Thursday, June 30, 2011
I've been thinking about this blog, its purpose, and all the slacking I've been doing. I've read so many great books lately and when asked about them I can only utter a mild, "duh..." I'm sure I'm really instilling confidence in folks who know I've spent the past year teaching AP English. What can I say? My brain is on summer break.
In June I hiked a portion of the Appalachian Trail, which was quite possibly the coolest thing I've ever done (note: coolest, not the choicest diction out there. See above for summer break disclaimer). I had been planning this trip for six months prior, spending spare hours in REI after tennis matches and tournaments, rehabbing my bum left knee after practice, and reading Whiteblaze.net for all the trail info I could glean. The best and worst thing that I read in preparation for the hike was Bill Bryson's A Walk in the Woods. Let me say right now that this is the WORST account of hiking the AT out there. Having finished/skimmed to the end, I'm not sure why Bryson hiked it. He was not in it for any good reason, and the entire text of his book confirms this. Most of his trip was spent hauling himself to the nearest Motel 6 or steak dinner off of the trail. I'm not sure he experienced a single moment of transcendence on the trail, which is impressive in a soulless sort of way. The best reason for reading this book was to accidentally discover key information that changed the course of my hike: there is no camping in the Great Smoky Mountains. Now that you too know this crucial information, you never have to read that bestselling piece of junk.

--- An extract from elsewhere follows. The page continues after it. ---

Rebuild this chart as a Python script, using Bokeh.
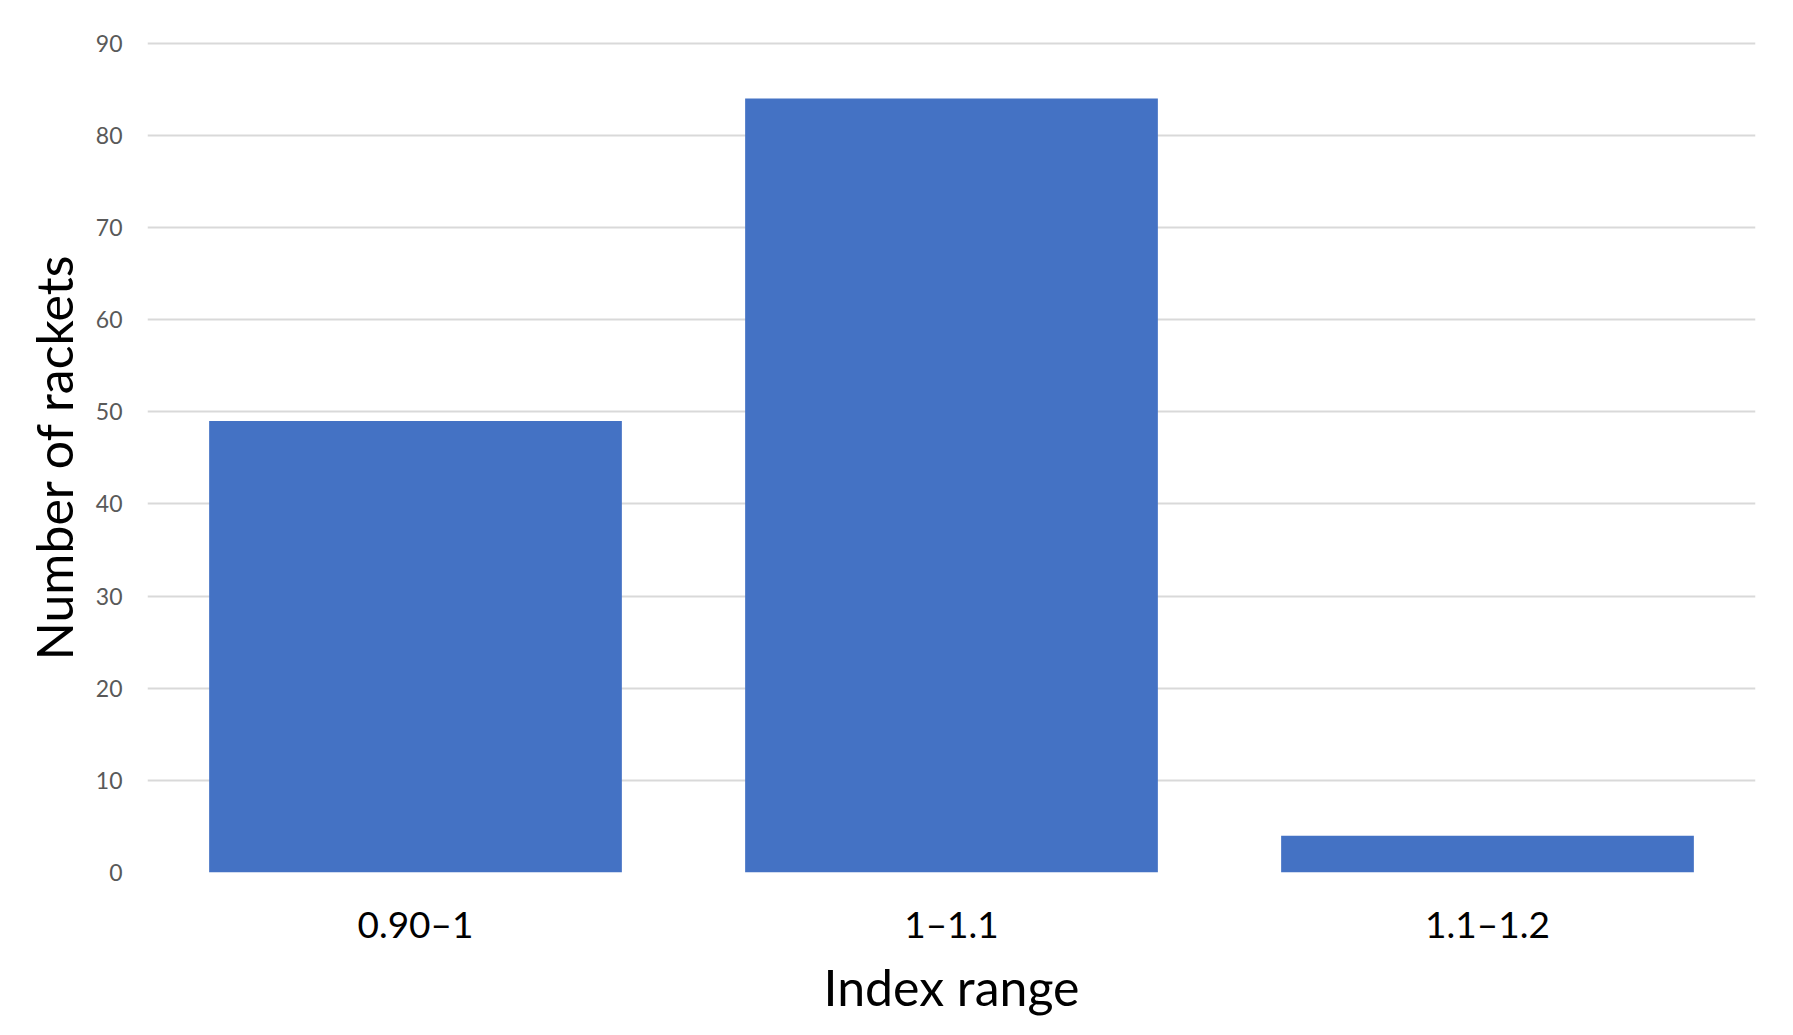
from bokeh.plotting import figure
from bokeh.models import Range1d, FactorRange, FixedTicker, ColumnDataSource
from bokeh.embed import file_html
from bokeh.resources import INLINE

categories = ["0.90\u20131", "1\u20131.1", "1.1\u20131.2"]
counts = [49, 84, 4]
y_ticks = [0, 10, 20, 30, 40, 50, 60, 70, 80, 90]

FONT = "Lato"

src = ColumnDataSource(dict(cat=categories, n=counts))

p = figure(width=1777, height=1019, output_backend="svg", toolbar_location=None,
           x_range=FactorRange(*categories, range_padding=0),
           y_range=Range1d(0, 90.2),
           min_border_left=147, min_border_right=22, min_border_top=41, min_border_bottom=145)

p.vbar(x="cat", top="n", width=0.77, source=src, fill_color="#4472C4", line_color=None)

p.outline_line_color = None
p.background_fill_color = "white"
p.border_fill_color = "white"

p.xgrid.grid_line_color = None
p.ygrid.grid_line_color = "#d9d9d9"
p.ygrid.grid_line_width = 2
p.ygrid.level = "underlay"

p.yaxis.ticker = FixedTicker(ticks=y_ticks)
p.yaxis.axis_line_color = None
p.yaxis.major_tick_line_color = None
p.yaxis.minor_tick_line_color = None
p.yaxis.major_tick_out = 0
p.yaxis.major_label_standoff = 25
p.yaxis.major_label_text_font = FONT
p.yaxis.major_label_text_font_size = "23px"
p.yaxis.major_label_text_color = "#595959"
p.yaxis.axis_label = "Number of rackets"
p.yaxis.axis_label_text_font = FONT
p.yaxis.axis_label_text_font_size = "50px"
p.yaxis.axis_label_text_font_style = "normal"
p.yaxis.axis_label_text_color = "black"
p.yaxis.axis_label_standoff = 9

p.xaxis.axis_line_color = None
p.xaxis.major_tick_line_color = None
p.xaxis.major_tick_out = 0
p.xaxis.major_label_standoff = 28
p.xaxis.major_label_text_font = FONT
p.xaxis.major_label_text_font_size = "37px"
p.xaxis.major_label_text_color = "black"
p.xaxis.axis_label = "Index range"
p.xaxis.axis_label_text_font = FONT
p.xaxis.axis_label_text_font_size = "50px"
p.xaxis.axis_label_text_font_style = "normal"
p.xaxis.axis_label_text_color = "black"
p.xaxis.axis_label_standoff = 8

open("out.html", "w").write(file_html(p, INLINE))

The best book that I read - and serendipitously found in an Asheville bookstore the day I came off the trail - was Jennifer Pharr Davis's Becoming Odyssa: Epic Adventures on the Appalachian Trail. I loved loved loved Davis's story. In 2005 in her early twenties, she bravely and somewhat blindly set off to thru hike the trail. She hiked in sneakers and an ill-fitting pack; she never once filtered water; she ditched her stove about a month in; and she out-hiked just about everyone else that season. I loved the lack of pretension in her narrative voice and in her aspirations. I also loved reading her self-revelations, some of which I could relate to after my one piddly week. One habit she developed later in her hike which I admired was to sit for an hour on a rock or by a stream to listen and watch. I've realized recently that moving through woods (running or walking) is not the same thing as sitting in them. It is amazing how much I miss even when I'm surrounded by nature. Being still is the way to catch the best of what the woods has to offer. My hiking partner already knew this: he hunts, and so he sits for hours in the woods at a time. As a result he hears things that I am only just starting to hear.
There are many passages I shoulda woulda excerpted here if I had decided to blog sooner, but here is a section from Davis's Maine stretch:
"I ... knew that something deep within me connected with nature, hard work, and simplicity. I learned that I was both stubborn and tough, a lot tougher than I thought I was, especially when I let other people help me. I knew that I was beautiful, despite what other people said, and I appreciated my body based on what it could do instead of how it looked. I also knew that I was truly blessed, blessed with wonderful family and wonderful friends."
I felt tremendous gratitude on the trail, mostly for my childhood and my parents. When I was little my sister and I built forts relentlessly. We built them wherever there was a pine tree and patch of moss. We were obsessed with moss; we collected it to make carpets and pillows. We knew what made a good tree: the sturdy branches of magnolias or dogwoods or cherries. Pine branches were best for sweeping out the fort. Willows made the best curtains. I must have spent a lot of time walking in the woods as a child, because the feeling of deja vu swept over me the second we started our Appalachian Trail hike. "This is familiar," I kept thinking to myself. What a gift.